### Recorded data
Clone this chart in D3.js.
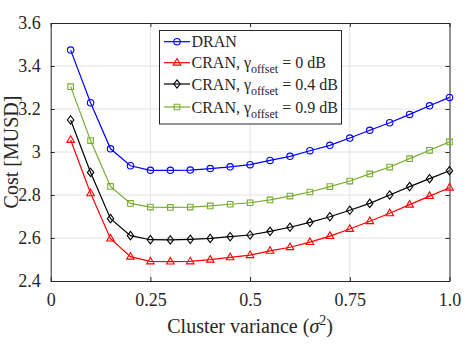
<!DOCTYPE html>
<html>
<head>
<meta charset="utf-8">
<script src="https://cdn.jsdelivr.net/npm/d3@7"></script>
<style>
  html, body { margin: 0; padding: 0; background: #fff; }
  svg text { font-family: 'Liberation Serif', 'Times New Roman', serif !important; fill: #262626; }
</style>
</head>
<body>
<div id="chart"></div>
<script>
// cluster variance (x) and cost in MUSD for each scheme
const variance = [0.05, 0.10, 0.15, 0.20, 0.25, 0.30, 0.35, 0.40, 0.45, 0.50,
                  0.55, 0.60, 0.65, 0.70, 0.75, 0.80, 0.85, 0.90, 0.95, 1.00];
const dran   = [3.474, 3.229, 3.015, 2.936, 2.915, 2.915, 2.916, 2.923, 2.931, 2.941,
                2.961, 2.980, 3.006, 3.031, 3.065, 3.101, 3.136, 3.175, 3.215, 3.254];
const cran0  = [3.056, 2.808, 2.597, 2.513, 2.491, 2.490, 2.491, 2.499, 2.510, 2.520,
                2.540, 2.557, 2.581, 2.609, 2.642, 2.678, 2.715, 2.755, 2.795, 2.834];
const cran04 = [3.149, 2.905, 2.690, 2.611, 2.592, 2.591, 2.594, 2.598, 2.606, 2.614,
                2.631, 2.650, 2.673, 2.699, 2.729, 2.761, 2.800, 2.839, 2.876, 2.913];
const cran09 = [3.304, 3.053, 2.840, 2.761, 2.744, 2.742, 2.744, 2.749, 2.757, 2.764,
                2.777, 2.795, 2.814, 2.839, 2.865, 2.898, 2.930, 2.969, 3.008, 3.047];

const xTicks = [0, 0.25, 0.5, 0.75, 1.0];
const xTickLabels = ['0', '0.25', '0.5', '0.75', '1.0'];
const yTicks = [2.4, 2.6, 2.8, 3.0, 3.2, 3.4, 3.6];
const yTickLabels = ['2.4', '2.6', '2.8', '3', '3.2', '3.4', '3.6'];

const series = [
    { name: 'DRAN', offset: null, values: dran, color: '#0000ff', marker: 'circle' },
    { name: 'CRAN', offset: '0', values: cran0, color: '#ff0000', marker: 'triangle' },
    { name: 'CRAN', offset: '0.4', values: cran04, color: '#000000', marker: 'diamond' },
    { name: 'CRAN', offset: '0.9', values: cran09, color: '#77ac30', marker: 'square' }
];

const SERIF = "'Liberation Serif', 'Times New Roman', serif";
const W = 467, H = 351;
const m = { top: 23, right: 17.5, bottom: 70, left: 50.7 };
const w = W - m.left - m.right;
const h = H - m.top - m.bottom;

const svg = d3.select('#chart').append('svg')
    .attr('width', W).attr('height', H)
    .style('font-family', SERIF);
const g = svg.append('g').attr('transform', `translate(${m.left},${m.top})`);

const x = d3.scaleLinear().domain([0, 1]).range([0, w]);
const y = d3.scaleLinear().domain([2.4, 3.6]).range([h, 0]);

// grid
xTicks.slice(1, -1).forEach(t => {
    g.append('line').attr('x1', x(t)).attr('x2', x(t)).attr('y1', 0).attr('y2', h)
        .attr('stroke', '#e3e3e3').attr('stroke-width', 1);
});
yTicks.slice(1, -1).forEach(t => {
    g.append('line').attr('x1', 0).attr('x2', w).attr('y1', y(t)).attr('y2', y(t))
        .attr('stroke', '#e3e3e3').attr('stroke-width', 1);
});

// axes (inward ticks, box on)
const tl = 4;
const axisBottom = g.append('g').attr('transform', `translate(0,${h})`)
    .call(d3.axisBottom(x).tickValues(xTicks).tickSizeInner(-tl).tickSizeOuter(0)
        .tickPadding(12).tickFormat((d, i) => xTickLabels[i]));
const axisLeft = g.append('g')
    .call(d3.axisLeft(y).tickValues(yTicks).tickSizeInner(-tl).tickSizeOuter(0)
        .tickPadding(10).tickFormat((d, i) => yTickLabels[i]));
const axisTop = g.append('g')
    .call(d3.axisTop(x).tickValues(xTicks).tickSizeInner(-tl).tickSizeOuter(0).tickFormat(''));
const axisRight = g.append('g').attr('transform', `translate(${w},0)`)
    .call(d3.axisRight(y).tickValues(yTicks).tickSizeInner(-tl).tickSizeOuter(0).tickFormat(''));

[axisBottom, axisLeft, axisTop, axisRight].forEach(a => {
    a.attr('font-family', null).attr('font-size', null);
    a.select('.domain').attr('stroke', '#262626');
    a.selectAll('.tick line').attr('stroke', '#262626');
    a.selectAll('.tick text')
        .style('font-family', SERIF).style('font-size', '18px').attr('fill', '#262626');
});
axisBottom.selectAll('.tick text').attr('dy', '0.71em');

// lines + markers
const line = d3.line().x(d => x(d[0])).y(d => y(d[1]));

function markerPath(type) {
    if (type === 'triangle') return 'M0,-4.2L3.8,2.4L-3.8,2.4Z';
    if (type === 'diamond') return 'M0,-4.2L3.2,0L0,4.2L-3.2,0Z';
    if (type === 'square') return 'M-2.8,-2.8H2.8V2.8H-2.8Z';
    return null;
}

function drawMarker(sel, type, color, cx, cy) {
    if (type === 'circle') {
        sel.append('circle').attr('cx', cx).attr('cy', cy).attr('r', 3.2)
            .attr('fill', 'none').attr('stroke', color).attr('stroke-width', 1.1);
    } else {
        sel.append('path').attr('d', markerPath(type))
            .attr('transform', `translate(${cx},${cy})`)
            .attr('fill', 'none').attr('stroke', color).attr('stroke-width', 1.1);
    }
}

series.forEach(s => {
    const pts = variance.map((v, i) => [v, s.values[i]]);
    g.append('path').datum(pts)
        .attr('d', line).attr('fill', 'none')
        .attr('stroke', s.color).attr('stroke-width', 1.2);
    pts.forEach(p => drawMarker(g, s.marker, s.color, x(p[0]), y(p[1])));
});

// axis labels
const xl = svg.append('text')
    .attr('x', m.left + w / 2).attr('y', 333)
    .attr('text-anchor', 'middle').style('font-size', '20px');
xl.append('tspan').text('Cluster variance (');
xl.append('tspan').attr('font-style', 'italic').text('σ');
xl.append('tspan').style('font-size', '14px').attr('dy', -8).text('2');
xl.append('tspan').attr('dy', 8).text(')');

svg.append('text')
    .attr('transform', `translate(18,${m.top + h / 2}) rotate(-90)`)
    .attr('text-anchor', 'middle').style('font-size', '20px')
    .text('Cost [MUSD]');

// legend
const lg = svg.append('g').attr('transform', 'translate(159.5,30.5)');
lg.append('rect').attr('width', 182).attr('height', 93.5)
    .attr('fill', '#fff').attr('stroke', '#262626').attr('stroke-width', 1);
const rowY = [11.2, 32.2, 53.5, 76.5];
series.forEach((s, i) => {
    const ry = rowY[i];
    lg.append('line').attr('x1', 4.5).attr('x2', 30.5).attr('y1', ry).attr('y2', ry)
        .attr('stroke', s.color).attr('stroke-width', 1.2);
    drawMarker(lg, s.marker, s.color, 17.5, ry);
    const t = lg.append('text').attr('x', 32).attr('y', ry + 5.5).style('font-size', '16px');
    if (s.offset === null) {
        t.text(s.name);
    } else {
        t.append('tspan').text(`${s.name}, γ`);
        t.append('tspan').style('font-size', '12px').attr('dy', 5).text('offset');
        t.append('tspan').attr('dy', -5).text(` = ${s.offset} dB`);
    }
});
</script>
</body>
</html>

### Exercise instructions
Images should not appear in the copy; retype the listing above exactly.

### Solution to the exercise
Clone this chart in D3.js.
<!DOCTYPE html>
<html>
<head>
<meta charset="utf-8">
<script src="https://cdn.jsdelivr.net/npm/d3@7"></script>
<style>
  html, body { margin: 0; padding: 0; background: #fff; }
  svg text { font-family: 'Liberation Serif', 'Times New Roman', serif !important; fill: #262626; }
</style>
</head>
<body>
<div id="chart"></div>
<script>
// cluster variance (x) and cost in MUSD for each scheme
const variance = [0.05, 0.10, 0.15, 0.20, 0.25, 0.30, 0.35, 0.40, 0.45, 0.50,
                  0.55, 0.60, 0.65, 0.70, 0.75, 0.80, 0.85, 0.90, 0.95, 1.00];
const dran   = [3.474, 3.229, 3.015, 2.936, 2.915, 2.915, 2.916, 2.923, 2.931, 2.941,
                2.961, 2.980, 3.006, 3.031, 3.065, 3.101, 3.136, 3.175, 3.215, 3.254];
const cran0  = [3.056, 2.808, 2.597, 2.513, 2.491, 2.490, 2.491, 2.499, 2.510, 2.520,
                2.540, 2.557, 2.581, 2.609, 2.642, 2.678, 2.715, 2.755, 2.795, 2.834];
const cran04 = [3.149, 2.905, 2.690, 2.611, 2.592, 2.591, 2.594, 2.598, 2.606, 2.614,
                2.631, 2.650, 2.673, 2.699, 2.729, 2.761, 2.800, 2.839, 2.876, 2.913];
const cran09 = [3.304, 3.053, 2.840, 2.761, 2.744, 2.742, 2.744, 2.749, 2.757, 2.764,
                2.777, 2.795, 2.814, 2.839, 2.865, 2.898, 2.930, 2.969, 3.008, 3.047];

const xTicks = [0, 0.25, 0.5, 0.75, 1.0];
const xTickLabels = ['0', '0.25', '0.5', '0.75', '1.0'];
const yTicks = [2.4, 2.6, 2.8, 3.0, 3.2, 3.4, 3.6];
const yTickLabels = ['2.4', '2.6', '2.8', '3', '3.2', '3.4', '3.6'];

const series = [
    { name: 'DRAN', offset: null, values: dran, color: '#0000ff', marker: 'circle' },
    { name: 'CRAN', offset: '0', values: cran0, color: '#ff0000', marker: 'triangle' },
    { name: 'CRAN', offset: '0.4', values: cran04, color: '#000000', marker: 'diamond' },
    { name: 'CRAN', offset: '0.9', values: cran09, color: '#77ac30', marker: 'square' }
];

const SERIF = "'Liberation Serif', 'Times New Roman', serif";
const W = 467, H = 351;
const m = { top: 23, right: 17.5, bottom: 70, left: 50.7 };
const w = W - m.left - m.right;
const h = H - m.top - m.bottom;

const svg = d3.select('#chart').append('svg')
    .attr('width', W).attr('height', H)
    .style('font-family', SERIF);
const g = svg.append('g').attr('transform', `translate(${m.left},${m.top})`);

const x = d3.scaleLinear().domain([0, 1]).range([0, w]);
const y = d3.scaleLinear().domain([2.4, 3.6]).range([h, 0]);

// grid
xTicks.slice(1, -1).forEach(t => {
    g.append('line').attr('x1', x(t)).attr('x2', x(t)).attr('y1', 0).attr('y2', h)
        .attr('stroke', '#e3e3e3').attr('stroke-width', 1);
});
yTicks.slice(1, -1).forEach(t => {
    g.append('line').attr('x1', 0).attr('x2', w).attr('y1', y(t)).attr('y2', y(t))
        .attr('stroke', '#e3e3e3').attr('stroke-width', 1);
});

// axes (inward ticks, box on)
const tl = 4;
const axisBottom = g.append('g').attr('transform', `translate(0,${h})`)
    .call(d3.axisBottom(x).tickValues(xTicks).tickSizeInner(-tl).tickSizeOuter(0)
        .tickPadding(12).tickFormat((d, i) => xTickLabels[i]));
const axisLeft = g.append('g')
    .call(d3.axisLeft(y).tickValues(yTicks).tickSizeInner(-tl).tickSizeOuter(0)
        .tickPadding(10).tickFormat((d, i) => yTickLabels[i]));
const axisTop = g.append('g')
    .call(d3.axisTop(x).tickValues(xTicks).tickSizeInner(-tl).tickSizeOuter(0).tickFormat(''));
const axisRight = g.append('g').attr('transform', `translate(${w},0)`)
    .call(d3.axisRight(y).tickValues(yTicks).tickSizeInner(-tl).tickSizeOuter(0).tickFormat(''));

[axisBottom, axisLeft, axisTop, axisRight].forEach(a => {
    a.attr('font-family', null).attr('font-size', null);
    a.select('.domain').attr('stroke', '#262626');
    a.selectAll('.tick line').attr('stroke', '#262626');
    a.selectAll('.tick text')
        .style('font-family', SERIF).style('font-size', '18px').attr('fill', '#262626');
});
axisBottom.selectAll('.tick text').attr('dy', '0.71em');

// lines + markers
const line = d3.line().x(d => x(d[0])).y(d => y(d[1]));

function markerPath(type) {
    if (type === 'triangle') return 'M0,-4.2L3.8,2.4L-3.8,2.4Z';
    if (type === 'diamond') return 'M0,-4.2L3.2,0L0,4.2L-3.2,0Z';
    if (type === 'square') return 'M-2.8,-2.8H2.8V2.8H-2.8Z';
    return null;
}

function drawMarker(sel, type, color, cx, cy) {
    if (type === 'circle') {
        sel.append('circle').attr('cx', cx).attr('cy', cy).attr('r', 3.2)
            .attr('fill', 'none').attr('stroke', color).attr('stroke-width', 1.1);
    } else {
        sel.append('path').attr('d', markerPath(type))
            .attr('transform', `translate(${cx},${cy})`)
            .attr('fill', 'none').attr('stroke', color).attr('stroke-width', 1.1);
    }
}

series.forEach(s => {
    const pts = variance.map((v, i) => [v, s.values[i]]);
    g.append('path').datum(pts)
        .attr('d', line).attr('fill', 'none')
        .attr('stroke', s.color).attr('stroke-width', 1.2);
    pts.forEach(p => drawMarker(g, s.marker, s.color, x(p[0]), y(p[1])));
});

// axis labels
const xl = svg.append('text')
    .attr('x', m.left + w / 2).attr('y', 333)
    .attr('text-anchor', 'middle').style('font-size', '20px');
xl.append('tspan').text('Cluster variance (');
xl.append('tspan').attr('font-style', 'italic').text('σ');
xl.append('tspan').style('font-size', '14px').attr('dy', -8).text('2');
xl.append('tspan').attr('dy', 8).text(')');

svg.append('text')
    .attr('transform', `translate(18,${m.top + h / 2}) rotate(-90)`)
    .attr('text-anchor', 'middle').style('font-size', '20px')
    .text('Cost [MUSD]');

// legend
const lg = svg.append('g').attr('transform', 'translate(159.5,30.5)');
lg.append('rect').attr('width', 182).attr('height', 93.5)
    .attr('fill', '#fff').attr('stroke', '#262626').attr('stroke-width', 1);
const rowY = [11.2, 32.2, 53.5, 76.5];
series.forEach((s, i) => {
    const ry = rowY[i];
    lg.append('line').attr('x1', 4.5).attr('x2', 30.5).attr('y1', ry).attr('y2', ry)
        .attr('stroke', s.color).attr('stroke-width', 1.2);
    drawMarker(lg, s.marker, s.color, 17.5, ry);
    const t = lg.append('text').attr('x', 32).attr('y', ry + 5.5).style('font-size', '16px');
    if (s.offset === null) {
        t.text(s.name);
    } else {
        t.append('tspan').text(`${s.name}, γ`);
        t.append('tspan').style('font-size', '12px').attr('dy', 5).text('offset');
        t.append('tspan').attr('dy', -5).text(` = ${s.offset} dB`);
    }
});
</script>
</body>
</html>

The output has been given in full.